Timetable (Continued)

Action

Deadline

Hearings begin. Hearings may be public at the teacher's request or if designated by the board, subcommittee, hearing officer, or panel. The teacher may appear and be represented by counsel.

Within 15 days after the board receives the hearing request. The parties may mutually agree to extend this deadline by up to 15 more days.

Board subcommittee, panel, or hearing officer submits written findings and recommendations to the full board concerning the case and sends a copy to the teacher.

Within 75 days after the hearing request unless the parties agree to an extension of up to 15 days.

Board gives teacher its written decision.

Within 15 days of receiving the recommendations. If the hearing takes place before the full board, within 15 days after the close of the hearings.

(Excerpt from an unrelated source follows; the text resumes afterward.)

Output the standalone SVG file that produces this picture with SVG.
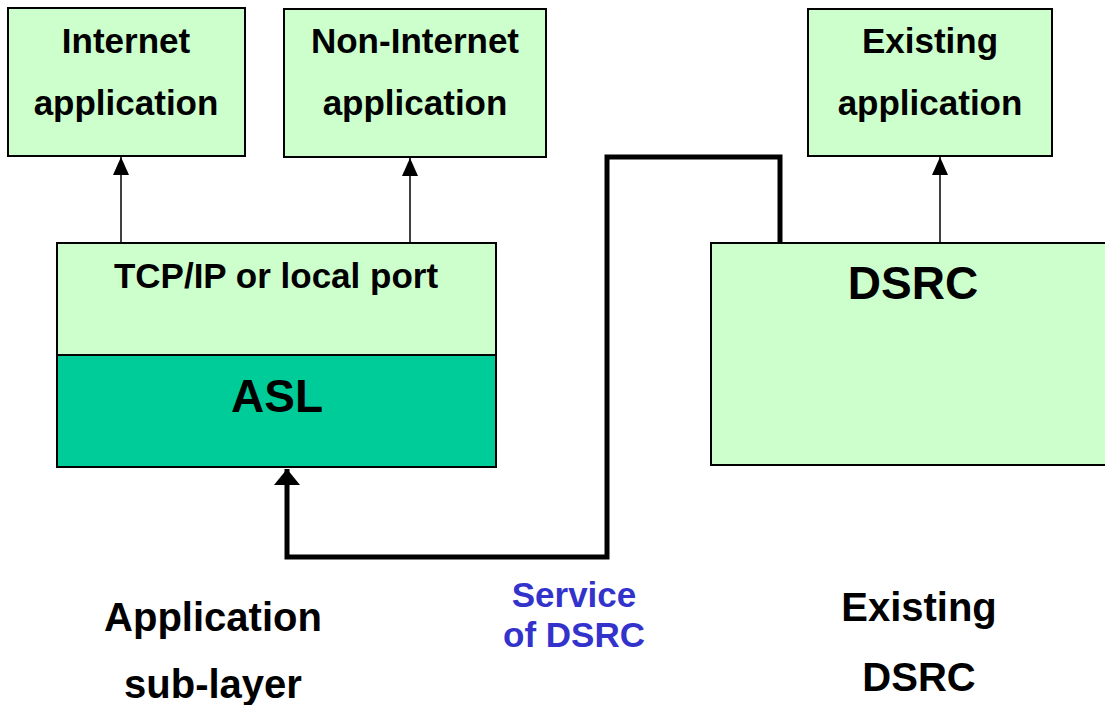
<svg xmlns="http://www.w3.org/2000/svg" width="1105" height="705" viewBox="0 0 1105 705">
  <style>
    .box { fill: #CCFFCC; stroke: #000; stroke-width: 2; }
    .asl { fill: #00CC99; stroke: #000; stroke-width: 2; }
    .t { font-family: "Liberation Sans", Arial, sans-serif; font-weight: bold; fill: #000; text-anchor: middle; }
    .thin { stroke: #000; stroke-width: 1.5; fill: none; }
    .thick { stroke: #000; stroke-width: 5; fill: none; }
    .blue { fill: #3333CC; }
  </style>
  <defs>
    <marker id="arrowSmall" markerUnits="userSpaceOnUse" markerWidth="18" markerHeight="18" refX="18" refY="8" orient="auto">
      <path d="M0,0 L18,8 L0,16 Z" fill="#000"/>
    </marker>
    <marker id="arrowBig" markerUnits="userSpaceOnUse" markerWidth="18" markerHeight="28" refX="16" refY="13" orient="auto">
      <path d="M0,0 L16,13 L0,26 Z" fill="#000"/>
    </marker>
  </defs>

  <rect width="1105" height="705" fill="#fff"/>

  <g id="internet-app">
    <rect class="box" x="8" y="8" width="237" height="148"/>
    <text class="t" x="126" y="53" font-size="35">Internet</text>
    <text class="t" x="126" y="115" font-size="35">application</text>
  </g>

  <g id="non-internet-app">
    <rect class="box" x="284" y="9" width="262" height="148"/>
    <text class="t" x="415" y="53" font-size="35">Non-Internet</text>
    <text class="t" x="415" y="115" font-size="35">application</text>
  </g>

  <g id="existing-app">
    <rect class="box" x="808" y="9" width="244" height="147"/>
    <text class="t" x="930" y="53" font-size="35">Existing</text>
    <text class="t" x="930" y="115" font-size="35">application</text>
  </g>

  <g id="tcpip">
    <rect class="box" x="57" y="243" width="439" height="112"/>
    <text class="t" x="276" y="288" font-size="35">TCP/IP or local port</text>
  </g>

  <g id="asl">
    <rect class="asl" x="57" y="355" width="439" height="112"/>
    <text class="t" x="277" y="412" font-size="46">ASL</text>
  </g>

  <g id="dsrc">
    <rect class="box" x="711" y="243" width="400" height="222"/>
    <text class="t" x="913" y="299" font-size="46">DSRC</text>
  </g>

  <g id="connectors">
    <line class="thin" x1="121" y1="243" x2="121" y2="157" marker-end="url(#arrowSmall)"/>
    <line class="thin" x1="410" y1="243" x2="410" y2="158" marker-end="url(#arrowSmall)"/>
    <line class="thin" x1="940" y1="243" x2="940" y2="157" marker-end="url(#arrowSmall)"/>
    <path class="thick" d="M780,243 V157 H607 V557 H287 V469" stroke-linejoin="miter" marker-end="url(#arrowBig)"/>
  </g>

  <g id="labels">
    <text class="t blue" x="574" y="607" font-size="35">Service</text>
    <text class="t blue" x="574" y="647" font-size="35">of DSRC</text>
    <text class="t" x="213" y="631" font-size="40">Application</text>
    <text class="t" x="213" y="698" font-size="40">sub-layer</text>
    <text class="t" x="919" y="621" font-size="40">Existing</text>
    <text class="t" x="919" y="691" font-size="40">DSRC</text>
  </g>
</svg>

Board furnishes a copy of the hearing transcript if the teacher requests one in writing within 15 days and pays the cost.

Within 15 days of the decision.

Teacher may appeal board's decision to Superior Court.

Within 30 days after the decision.

Despite the foregoing requirements, the law gives a school board the right to suspend a teacher from duty immediately and without prejudice when serious misconduct is charged.

Dismissal Process for Nontenured Teachers

Nontenured teachers have many of the same termination rights under the law as tenured teachers. But they can also be dismissed by nonrenewal of their contracts if they are notified by April 1. If a teacher files a written request, the board must supplement the nonrenewal notice with a written statement of its reasons for nonrenewal within seven days of receiving the request.

Nontenured teachers may also be “bumped” by tenured teachers whose positions are eliminated. Bumping must occur in accordance with a collective bargaining agreement or, if there is none, with a written policy of the board.

Like a tenured teacher, a nontenured teacher has 20 days after receiving notice of nonrenewal or termination to file a written request for a hearing either before the board or, if the hearing request specifies it and the board designates, an impartial hearing panel appointed as described above. The board may also appoint a subcommittee to hear the case and submit findings and recommendations to the full board.

As with tenured teachers, the hearing must begin within 15 days of the request unless the parties agree to an extension and must be conducted in the same way. Nontenured teachers are not allowed to appeal board decisions on nonrenewal, inefficiency or incompetence, insubordination, elimination of position, loss of position to another teacher, or termination for other due and sufficient cause to Superior Court. They may appeal board dismissals only for moral misconduct, or disability.

Court Appeals

If a teacher appeals a dismissal to Superior Court, the court must treat it as a privileged case and hear it as soon as practicable. The board must file the hearing transcript, its relevant meeting minutes including its vote, and other relevant documents with the court. The court must review the record and allow the parties to introduce new evidence if equitable disposition of the case requires it. The court may affirm or reverse the board's decision but is not allowed to assess costs against the board unless it finds the board acted with gross negligence, malice, or bad faith.